REQUIRED WORK:
Track down the lines that contain "Give" and copy them.

DATA FOR THIS EXERCISE:
+ + + +

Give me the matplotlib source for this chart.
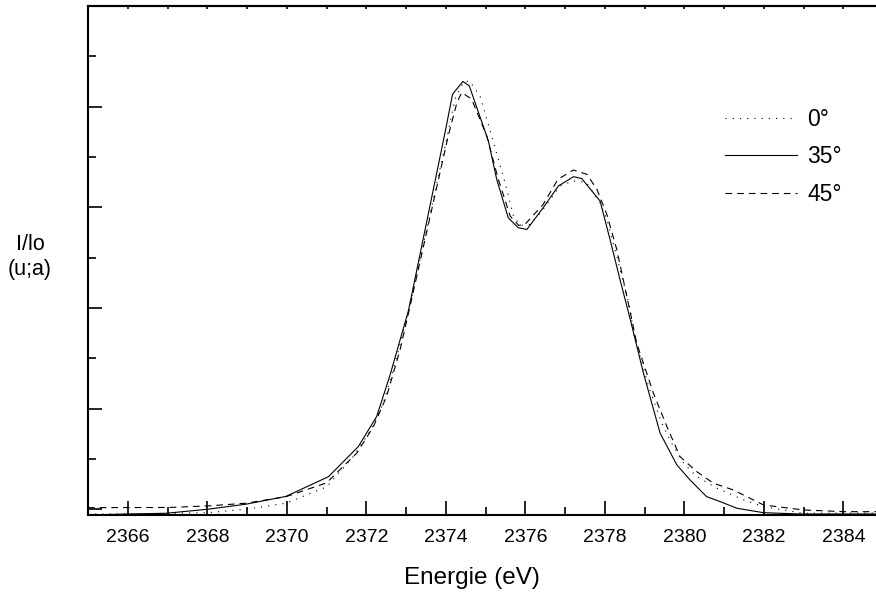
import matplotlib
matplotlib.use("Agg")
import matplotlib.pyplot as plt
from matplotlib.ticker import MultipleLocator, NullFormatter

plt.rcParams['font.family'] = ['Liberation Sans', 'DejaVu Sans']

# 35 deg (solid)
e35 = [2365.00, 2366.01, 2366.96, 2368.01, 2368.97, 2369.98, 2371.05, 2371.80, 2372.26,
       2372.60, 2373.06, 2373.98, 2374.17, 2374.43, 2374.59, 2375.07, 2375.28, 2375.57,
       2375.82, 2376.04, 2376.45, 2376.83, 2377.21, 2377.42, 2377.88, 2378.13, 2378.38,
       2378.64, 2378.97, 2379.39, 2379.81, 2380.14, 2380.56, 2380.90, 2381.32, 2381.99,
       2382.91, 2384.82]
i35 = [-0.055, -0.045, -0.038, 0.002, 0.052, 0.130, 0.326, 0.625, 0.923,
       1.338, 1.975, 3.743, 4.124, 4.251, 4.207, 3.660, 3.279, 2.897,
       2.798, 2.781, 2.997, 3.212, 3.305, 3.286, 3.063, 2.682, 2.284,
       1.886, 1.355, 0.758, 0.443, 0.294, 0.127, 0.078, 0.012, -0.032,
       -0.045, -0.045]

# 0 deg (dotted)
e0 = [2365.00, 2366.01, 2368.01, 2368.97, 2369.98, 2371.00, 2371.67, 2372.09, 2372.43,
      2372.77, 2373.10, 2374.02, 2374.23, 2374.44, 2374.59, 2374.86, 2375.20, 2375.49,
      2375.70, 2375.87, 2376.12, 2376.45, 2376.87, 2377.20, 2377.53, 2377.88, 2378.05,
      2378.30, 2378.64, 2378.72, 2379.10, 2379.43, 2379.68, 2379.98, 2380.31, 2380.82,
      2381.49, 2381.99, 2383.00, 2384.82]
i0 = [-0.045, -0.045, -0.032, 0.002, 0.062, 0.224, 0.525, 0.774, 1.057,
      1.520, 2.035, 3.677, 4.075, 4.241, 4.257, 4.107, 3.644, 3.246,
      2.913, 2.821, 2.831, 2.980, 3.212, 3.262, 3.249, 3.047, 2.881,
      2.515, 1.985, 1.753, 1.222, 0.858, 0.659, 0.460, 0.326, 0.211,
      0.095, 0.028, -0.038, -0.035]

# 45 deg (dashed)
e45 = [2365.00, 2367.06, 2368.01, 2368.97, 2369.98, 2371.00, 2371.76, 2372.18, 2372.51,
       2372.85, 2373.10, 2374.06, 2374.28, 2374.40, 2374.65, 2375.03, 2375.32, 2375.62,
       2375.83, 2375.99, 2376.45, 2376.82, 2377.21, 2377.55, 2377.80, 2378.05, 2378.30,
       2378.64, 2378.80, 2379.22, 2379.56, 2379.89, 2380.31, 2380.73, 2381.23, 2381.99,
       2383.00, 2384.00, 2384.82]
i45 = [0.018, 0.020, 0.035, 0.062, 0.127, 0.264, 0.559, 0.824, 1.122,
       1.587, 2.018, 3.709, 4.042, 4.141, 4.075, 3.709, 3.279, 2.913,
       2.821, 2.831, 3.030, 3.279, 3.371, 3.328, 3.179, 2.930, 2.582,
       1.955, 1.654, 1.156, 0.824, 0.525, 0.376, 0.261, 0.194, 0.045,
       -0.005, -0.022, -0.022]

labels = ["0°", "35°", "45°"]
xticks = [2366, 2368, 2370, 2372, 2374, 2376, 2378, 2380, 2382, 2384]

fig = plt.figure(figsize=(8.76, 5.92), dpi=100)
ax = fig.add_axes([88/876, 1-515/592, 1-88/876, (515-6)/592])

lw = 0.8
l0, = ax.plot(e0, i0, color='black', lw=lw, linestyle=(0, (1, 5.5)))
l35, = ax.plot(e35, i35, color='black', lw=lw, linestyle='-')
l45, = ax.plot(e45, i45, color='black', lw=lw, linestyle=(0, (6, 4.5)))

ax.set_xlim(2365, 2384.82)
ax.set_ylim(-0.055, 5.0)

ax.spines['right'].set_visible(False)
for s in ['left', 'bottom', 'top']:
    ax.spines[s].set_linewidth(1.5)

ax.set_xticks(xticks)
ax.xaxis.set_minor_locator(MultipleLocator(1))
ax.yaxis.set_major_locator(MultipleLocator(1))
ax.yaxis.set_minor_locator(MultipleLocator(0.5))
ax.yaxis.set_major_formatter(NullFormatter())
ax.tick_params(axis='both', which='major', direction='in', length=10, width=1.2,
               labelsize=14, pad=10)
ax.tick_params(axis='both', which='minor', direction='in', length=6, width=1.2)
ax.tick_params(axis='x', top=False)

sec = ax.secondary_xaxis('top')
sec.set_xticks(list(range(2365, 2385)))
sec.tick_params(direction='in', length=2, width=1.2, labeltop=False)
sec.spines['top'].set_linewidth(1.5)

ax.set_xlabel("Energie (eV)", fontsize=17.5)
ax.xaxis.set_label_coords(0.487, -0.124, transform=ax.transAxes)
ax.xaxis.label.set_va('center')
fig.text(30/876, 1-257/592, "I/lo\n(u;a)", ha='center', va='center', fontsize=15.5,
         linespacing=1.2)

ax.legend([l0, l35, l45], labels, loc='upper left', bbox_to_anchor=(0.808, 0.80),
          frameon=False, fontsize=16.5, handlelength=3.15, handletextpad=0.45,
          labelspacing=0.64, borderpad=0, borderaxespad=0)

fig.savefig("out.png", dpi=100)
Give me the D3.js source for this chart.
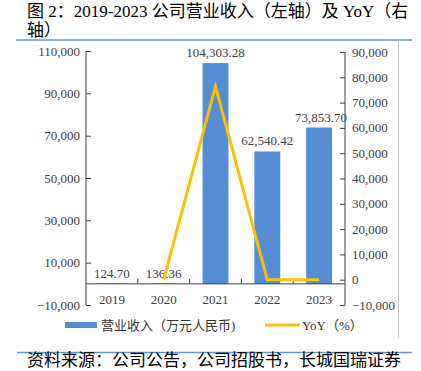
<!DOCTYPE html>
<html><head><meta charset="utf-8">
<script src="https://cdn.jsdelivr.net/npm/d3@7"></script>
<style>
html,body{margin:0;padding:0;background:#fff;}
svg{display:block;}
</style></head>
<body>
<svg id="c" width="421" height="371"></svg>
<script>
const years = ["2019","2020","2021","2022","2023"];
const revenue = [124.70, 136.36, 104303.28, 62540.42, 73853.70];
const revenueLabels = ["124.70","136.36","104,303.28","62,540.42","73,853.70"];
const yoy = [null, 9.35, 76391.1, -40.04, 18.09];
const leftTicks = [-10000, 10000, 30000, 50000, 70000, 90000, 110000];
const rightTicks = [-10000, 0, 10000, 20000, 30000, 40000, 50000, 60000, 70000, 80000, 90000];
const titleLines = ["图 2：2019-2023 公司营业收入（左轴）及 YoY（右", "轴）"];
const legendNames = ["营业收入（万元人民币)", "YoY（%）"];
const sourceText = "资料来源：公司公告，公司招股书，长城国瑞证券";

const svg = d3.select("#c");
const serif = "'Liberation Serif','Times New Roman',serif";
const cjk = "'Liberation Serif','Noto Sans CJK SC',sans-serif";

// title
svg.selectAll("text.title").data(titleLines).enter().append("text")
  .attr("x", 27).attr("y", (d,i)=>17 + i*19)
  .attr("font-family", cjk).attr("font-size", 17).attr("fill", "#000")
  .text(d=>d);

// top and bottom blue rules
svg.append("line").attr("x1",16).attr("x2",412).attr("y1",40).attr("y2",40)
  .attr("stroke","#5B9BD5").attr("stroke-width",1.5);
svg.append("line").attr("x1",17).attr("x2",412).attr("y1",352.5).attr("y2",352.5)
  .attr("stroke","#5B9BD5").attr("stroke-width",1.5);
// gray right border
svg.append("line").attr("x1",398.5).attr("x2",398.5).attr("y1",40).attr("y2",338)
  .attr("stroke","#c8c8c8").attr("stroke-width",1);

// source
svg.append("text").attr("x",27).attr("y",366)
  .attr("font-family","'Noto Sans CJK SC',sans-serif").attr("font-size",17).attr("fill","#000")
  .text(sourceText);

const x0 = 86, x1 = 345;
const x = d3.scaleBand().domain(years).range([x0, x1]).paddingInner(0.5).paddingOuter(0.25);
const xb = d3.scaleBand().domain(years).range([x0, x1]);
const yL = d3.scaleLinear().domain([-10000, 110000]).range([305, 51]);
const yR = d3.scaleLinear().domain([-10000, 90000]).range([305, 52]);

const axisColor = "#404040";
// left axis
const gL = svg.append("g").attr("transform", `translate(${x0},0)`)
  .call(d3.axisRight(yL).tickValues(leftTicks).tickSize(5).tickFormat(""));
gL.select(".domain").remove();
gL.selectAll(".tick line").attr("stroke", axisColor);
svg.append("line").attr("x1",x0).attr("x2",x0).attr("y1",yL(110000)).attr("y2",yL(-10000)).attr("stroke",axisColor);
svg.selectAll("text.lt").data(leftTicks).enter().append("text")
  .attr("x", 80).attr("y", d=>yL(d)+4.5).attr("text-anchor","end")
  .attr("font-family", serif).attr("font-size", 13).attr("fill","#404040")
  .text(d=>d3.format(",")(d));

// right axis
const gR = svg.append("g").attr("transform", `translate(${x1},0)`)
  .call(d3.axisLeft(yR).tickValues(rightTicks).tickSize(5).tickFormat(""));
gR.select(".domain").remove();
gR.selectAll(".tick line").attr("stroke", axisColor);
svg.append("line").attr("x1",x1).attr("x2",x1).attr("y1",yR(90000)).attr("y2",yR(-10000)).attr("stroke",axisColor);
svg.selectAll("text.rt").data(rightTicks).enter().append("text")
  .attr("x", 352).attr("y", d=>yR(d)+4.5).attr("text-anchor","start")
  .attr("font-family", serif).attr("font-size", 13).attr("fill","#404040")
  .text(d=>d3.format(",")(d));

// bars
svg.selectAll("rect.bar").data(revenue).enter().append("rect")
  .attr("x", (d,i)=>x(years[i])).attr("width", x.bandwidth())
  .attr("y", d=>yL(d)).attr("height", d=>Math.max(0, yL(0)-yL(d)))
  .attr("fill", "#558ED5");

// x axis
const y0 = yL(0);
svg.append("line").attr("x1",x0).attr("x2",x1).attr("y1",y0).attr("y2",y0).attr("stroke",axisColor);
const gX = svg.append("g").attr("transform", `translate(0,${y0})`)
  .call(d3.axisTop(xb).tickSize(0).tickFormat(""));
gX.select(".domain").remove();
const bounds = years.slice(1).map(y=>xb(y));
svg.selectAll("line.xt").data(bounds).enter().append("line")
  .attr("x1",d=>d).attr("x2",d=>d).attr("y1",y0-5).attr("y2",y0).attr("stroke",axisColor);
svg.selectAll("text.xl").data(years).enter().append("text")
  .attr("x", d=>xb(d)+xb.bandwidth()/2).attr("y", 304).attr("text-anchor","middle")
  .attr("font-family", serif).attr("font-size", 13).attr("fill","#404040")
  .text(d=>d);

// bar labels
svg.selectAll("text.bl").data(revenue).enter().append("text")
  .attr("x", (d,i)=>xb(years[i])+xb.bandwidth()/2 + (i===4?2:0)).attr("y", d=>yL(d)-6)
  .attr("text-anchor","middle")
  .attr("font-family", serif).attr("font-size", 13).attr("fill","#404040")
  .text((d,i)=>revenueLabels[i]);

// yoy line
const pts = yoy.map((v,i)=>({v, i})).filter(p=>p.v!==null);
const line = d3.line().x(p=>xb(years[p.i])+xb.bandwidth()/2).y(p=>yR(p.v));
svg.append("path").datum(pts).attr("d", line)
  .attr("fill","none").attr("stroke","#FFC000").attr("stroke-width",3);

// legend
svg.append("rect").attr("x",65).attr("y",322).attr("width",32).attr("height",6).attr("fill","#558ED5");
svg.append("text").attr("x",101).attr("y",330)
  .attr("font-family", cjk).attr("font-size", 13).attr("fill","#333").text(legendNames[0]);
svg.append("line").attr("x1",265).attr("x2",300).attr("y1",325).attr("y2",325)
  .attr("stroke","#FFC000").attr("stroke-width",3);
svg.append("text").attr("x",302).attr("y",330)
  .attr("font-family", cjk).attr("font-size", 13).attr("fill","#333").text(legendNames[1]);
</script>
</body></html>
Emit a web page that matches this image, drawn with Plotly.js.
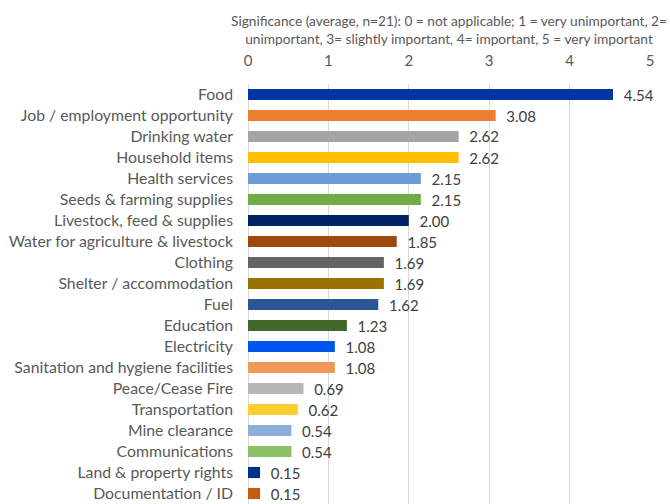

+ + + +

SOLUTION BELOW:
Give me the matplotlib source for this chart.
Give me the D3.js source for this chart.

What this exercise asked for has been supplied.